I contend that the impulsive reaction in Europe to the fashion designer's drunken anti-semetic slurs is inferior to the majority opinion of the American court in the Westboro case because the tolerance of reason is more in keeping with a free society than is vengence or retribution against a disliked opinion. Chief Justice Roberts emphasized that speech on public issues (of which gays in the military is one) "cannot be restricted simply because it is upsetting or arouses contempt," USA Today reports. Roberts pointed out that the jury at the district court level of the case had been told that Westboro could be held liable for the intentional infliction of emotional distresss if the picketing was "outrageous." The chief justice argues that that test is "highly malleable," which is to say, it can change according to what a given person happens to think is outrageous. An old man might think noice in an apartment hallway at midnight is outrageous while a few college students down the hall might simply assume that the party has begun. In such a case, outrageous may have a physiological determinant and thus be innately different depending on the person. Quoting the 1988 case of Histler Magazine v. Fallwell, Roberts said that liability cannot be imposed on "the basis of jurors' tastes or views, or perhaps on the basis of their dislike of a particular expression." Rather, reason must trump passion in such matters. Regarding the Synder case, Roberts said that the small Topeka-based church's messages "may fall short of refined social or political commentary," but discussed "matters of public import," such as the nation's morality and gays in the military and thus are protected by the first amendment to the U.S. Constitution, which guarantees free speech.  A free society is only really free to the extent that we protect even the opinions of those we loath. Otherwise, society reduces to a primitive matter of excluding those we don't like. Such banal convenience is too decadent for a vibrant republic and society. Reason tells us this. The question is whether we have sufficient impulse-control to proffer the degree of tolerance that is requisite. So actually, the matter pivots on us--Americans and European generally--rather than on Westboro and Galliano. They can make us stronger in spite of themselves if we permit ourselves to rise to the occasion rather than satisfy our immediate gratification.  In the end, it is up to us, not them, what kind of societies we have.

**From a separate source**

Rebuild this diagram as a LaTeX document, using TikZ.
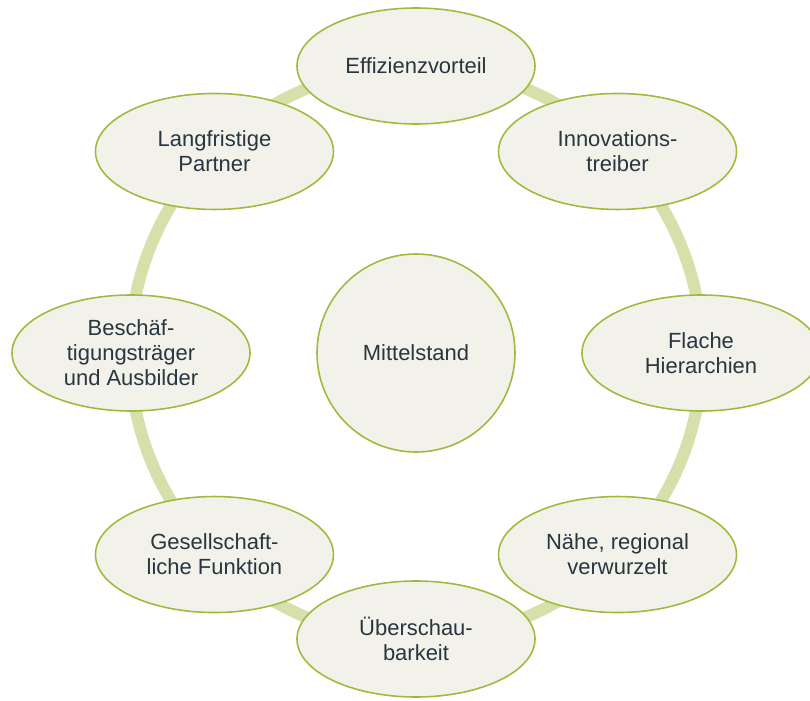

In terms of federalism, the chief justice noted that states can regulate the time and place of the protests, and the church was already contesting some as too restrictive. As of the date of the court's decision, forty six states had enacted laws to minimize picketing near cemetaries during funerals. In terms of federalism, it might be that the states' respective Supreme Courts might have been the proper venue in interpreting the U.S. Constitution in such cases. Generally speaking, if there can be fifty different sets of regulations on protests, there can be fifty different decisions interpreting free speech. It would not be like fifty different foreign policies. As it is, even with fifty different regulations, the final decider is centralized in the U.S. Supreme Court.

Joan Biskupic and Kevin Johnson, "Westboro free-speech ruling has its limits," USA Today, March 3, 2011, p. 2A.